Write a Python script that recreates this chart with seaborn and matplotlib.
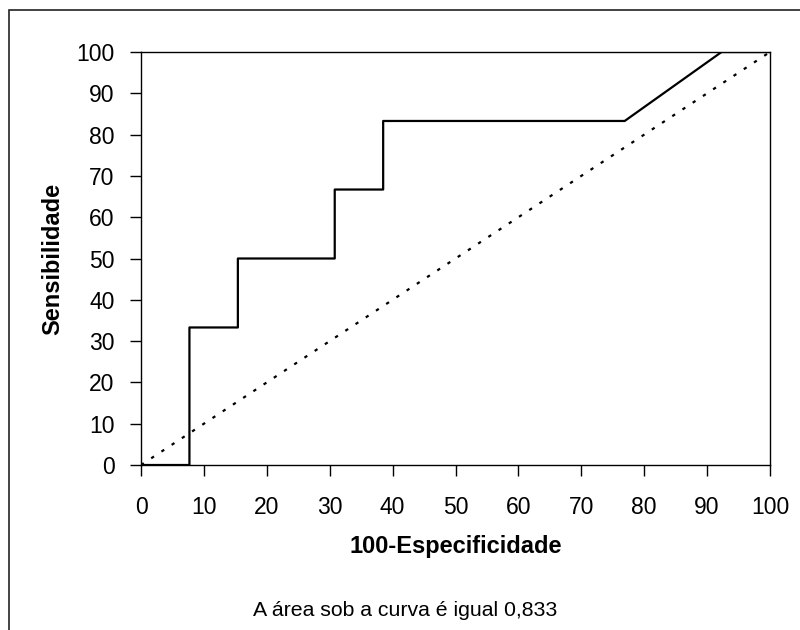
import matplotlib
matplotlib.use("Agg")
import matplotlib.pyplot as plt
import seaborn as sns
import pandas as pd
from matplotlib.patches import Rectangle

# Data
fpr = [0, 7.7, 7.7, 15.4, 15.4, 30.8, 30.8, 38.5, 38.5, 76.9, 92.3, 100]
tpr = [0, 0, 33.3, 33.3, 50, 50, 66.7, 66.7, 83.3, 83.3, 100, 100]
diag_x = [0, 100]
diag_y = [0, 100]
ticks = list(range(0, 101, 10))
xlabel = "100-Especificidade"
ylabel = "Sensibilidade"
note = "A área sob a curva é igual 0,833"

sns.set_style("white")
plt.rcParams['font.family'] = ['Liberation Sans', 'DejaVu Sans']
plt.rcParams['text.color'] = 'black'
plt.rcParams['axes.labelcolor'] = 'black'
plt.rcParams['xtick.color'] = 'black'
plt.rcParams['ytick.color'] = 'black'

fig = plt.figure(figsize=(8, 6.3), dpi=100)
L, R, T, B = 141, 770, 52, 465
ax = fig.add_axes([L/800, 1-B/630, (R-L)/800, (B-T)/630])

roc = pd.DataFrame({"x": fpr, "y": tpr})
diag = pd.DataFrame({"x": diag_x, "y": diag_y})
sns.lineplot(data=diag, x="x", y="y", ax=ax, sort=False, estimator=None,
             color="black", lw=1.6, linestyle=(0, (1.5, 4)))
sns.lineplot(data=roc, x="x", y="y", ax=ax, sort=False, estimator=None,
             color="black", lw=1.6)

ax.set_xlim(0, 100)
ax.set_ylim(0, 100)
ax.set_xticks(ticks)
ax.set_yticks(ticks)
ax.tick_params(axis="both", direction="out", length=8, width=1, color="black",
               labelsize=16.5, labelcolor="black", bottom=True, left=True)
ax.tick_params(axis="y", pad=11)
ax.tick_params(axis="x", pad=14)
for s in ax.spines.values():
    s.set_visible(True)
    s.set_color("black")
    s.set_linewidth(1)
ax.set_xlabel(xlabel, fontsize=17, fontweight="bold", va="center")
ax.set_ylabel(ylabel, fontsize=17, fontweight="bold", va="center")
ax.xaxis.set_label_coords(0.5, (B-546)/(B-T))
ax.yaxis.set_label_coords((53-L)/(R-L), 0.5)

fig.text(405/800, 1-611/630, note, ha="center", va="center", fontsize=15.3)

fig.patches.append(Rectangle((9/800, -0.1), 1.0, 1.1 - 10/630, transform=fig.transFigure,
                             fill=False, edgecolor="#222222", lw=1.2))

fig.savefig("out.png", dpi=100)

* _What to do_:
What is the number of lines holding the word "matplotlib"? State it alone.

* _Reply to the task_:
5